My take is this. Kershaw is making some good budget knives. ZT is now aiming towards crazy designs that push the envelope. But there's a big gap between $20 clamshell packaged knives at Walmart (kershaw) and $700 certificate of authenticity premium knives made to show off. Sure, they have knives that fall into the $200-$250 price range but most people won't buy those. Most people think $100-150 is expensive but worth it for good quality. ZT started in this price range and it obviously worked. Guys wanted a little something to show off that'd work hard. Not drop a corvette payment on a knife.
I posit that ZT should return to its roots in A line. Not solely manufacture knives for walmart and I hope they don't abandon their explorations into crazy manufacturing techniques. But they did abandon the segment that DID build their brand, if anything by simply being fodder for marketing phrases.
Blue class, black class, and gold class. Kershaw line, X line, and Zero Tolerance line. For the X line bring back knives like the MUDD, purpose built to withstand crazy environments. Use steels like Cronidur 30 or CPM154. Keep it relatively cheap but built to high standards. Don't need to experiment much in this line. People know or should know what military and law enforcement guys will want to carry and that $150 is about the top of their price range unless they're knife nuts anyway. Add in some specialty tools for paramedics and special ops types. Make some of these tools off limits to the average joe.
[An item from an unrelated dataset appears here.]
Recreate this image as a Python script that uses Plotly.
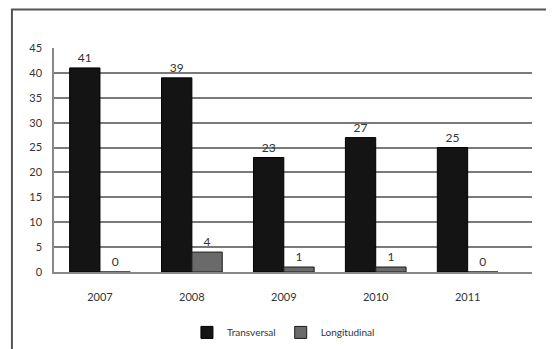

Maybe develop a new non-magnetic multitool that exceeds what SOG, Leatherman, Gerber, and Victorinox are producing. Make them where they have to be bought directly from KAI with credentials being necessary. I believe this would bring ZT/KAI back to their roots and produce tools that would be interesting to the average first responder while still catering to us knife nerds and the average Joe who thinks $30 is a lot for a pocket knife.